The instructions continue with a description of the physical posture of zazen:
"We usually spread a thick mat on the place where we sit, and use a round
cushion on top of that. Either sit in the full lotus posture or sit in the half lotus
posture. To sit in the full lotus posture, first put the right foot on the left thigh,
then put the left foot on the right thigh. To sit in the half lotus posture, just press
the left foot onto the right thigh."
Most people will initially find it difficult to sit in half lotus as advised here. In fact, you might even hurt yourself if you try. People who have been doing yoga for some time may be able to attempt these postures, but everyone should be careful when attempting this; if there is any pain at all (particularly in the knees) then please stop. The hips will generally loosen up if you practice every day. You might consider doing a few warm-up stretches. Progress will likely happen quite slowly though, so patience is required. What's called the Burmese posture is a safer alternative in the meantime. It's a good one because the knees are both on the floor forming the very stable base that both lotus and half lotus provide.

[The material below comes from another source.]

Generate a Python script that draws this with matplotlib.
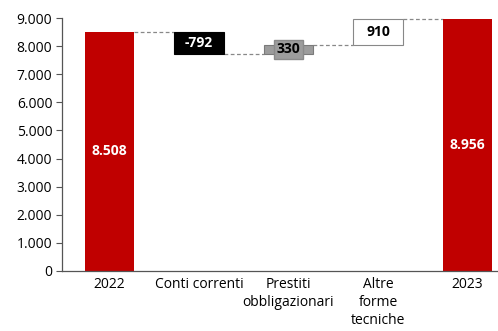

The hand position discussed below is called the 'mudra'. It's said the thumbs should touch together gently; sometimes we might find that we're pushing them together too hard and so we can relax this or maybe we'll notice that our thumb tips have fallen apart or collapsed downwards in which case we should just fix them.
"Spread the clothing loosely and make it neat. Then put the right hand above
the left foot, and place the left hand on the right palm. The thumbs meet and
support each other. Just make the body upright and sit up straight. Do not lean
to the left, incline to the right, slouch forward, or lean backward. The ears must
be aligned with the shoulders, and the nose aligned with the navel. Hold the
tongue against the palate, keep the lips and teeth closed, and keep the eyes open.
Breathe softly through the nose."
We sit upright and gently keep the mouth and teeth closed while we breathe gently and normally through the nose. The tongue is kept against the roof of the mouth behind the front teeth. This stops air from going over the taste buds causing salivation. The eyes are generally kept relaxed and half open with the gaze cast down at about a 45 degree angle.